Delete my comments if they offend.
Yes. This couldn’t possibly be because you feel the need to tell people you don’t even know on what is and isn’t important to them or dictate how they should and shouldn’t live their life (using yourself and your experience as the standard by which all others should aspire)… it’s because I’m wounded. Alrighty then.
Not offended. Just disappointed. You could have shared your experience and advice and I’d have been grateful. What a different conversation this would have been if you would have offered your entire comment in the vein of “If you really want to downsize, examine your emotional attachment to *things*. When you can let go of *that* need, the *things* don’t matter so much” instead of “You *spent* money. On things you ultimately do not “need”. The guest room was fine without that chair.”
Well, can we start over again? Hi! I’m Jeffrey, a mid-50’s gay guy who has married the love of his life. It’s the second time around for both of us, having each been in multi-decades long relationships.
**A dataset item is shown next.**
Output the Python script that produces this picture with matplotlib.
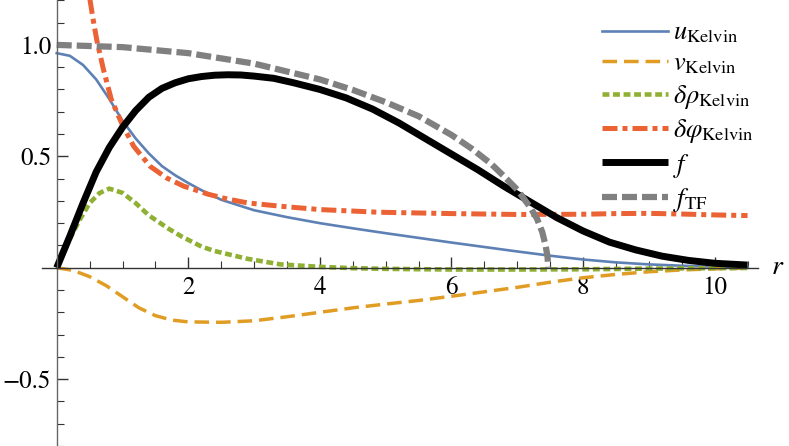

I read your blog occasionally and thought I’d comment here and this refreshing conversation has ensued.
I wrote what I wrote because my experience from my own life is and has been that I buy because I *want*. I am literally meaning the definition of that word, want, in its old sense: it means “to lack”. I buy things from a state of feeling a lack about something, maybe a spiritual void, and I think that a book (my weakness!) or a *thing* will fill it. For a short while it does. And then the want and lack come back.
I’ve been working for a couple of decades to heal this in myself and thought I’d share my thoughts with you because I thought maybe I recognized something in your words that was something that had happened for me. This must not be true for you. I also see that I made a misjudgment and I see that I did it in a way that was not welcome and appeared intrusive to you. My apologies. I have long wondered if I’m somewhere on the Autism spectrum as I don’t always understand people or strong reactions such as yours.
It’s clear that we live in two different worlds. I didn’t mean to kindle hostility by suggesting that you take a look into mine; you were so plainly showing me your world and talking aloud into the ether — I heard you and I thought I’d join in and share my opinion. From here on I’ll just listen to your monolog.
Thank you for this conversation and for the time you’ve taken to respond to me. Ultimately everyone is my teacher, and I am grateful for what you’ve been able to offer.
Hi Jeffrey! Certainly! We all learn from everybody we encounter… that’s the joy and hurt of it all, isn’t it? And please do not think that I don’t appreciate you offering life advice from your experience. “Stuff” aside, that’s what’s truly important. It’s likely I just react badly when I feel that somebody is telling me what I do or don’t “need” in my life when they don’t know me or my circumstances.
Well, unless they’re telling me I need happiness… everybody needs that.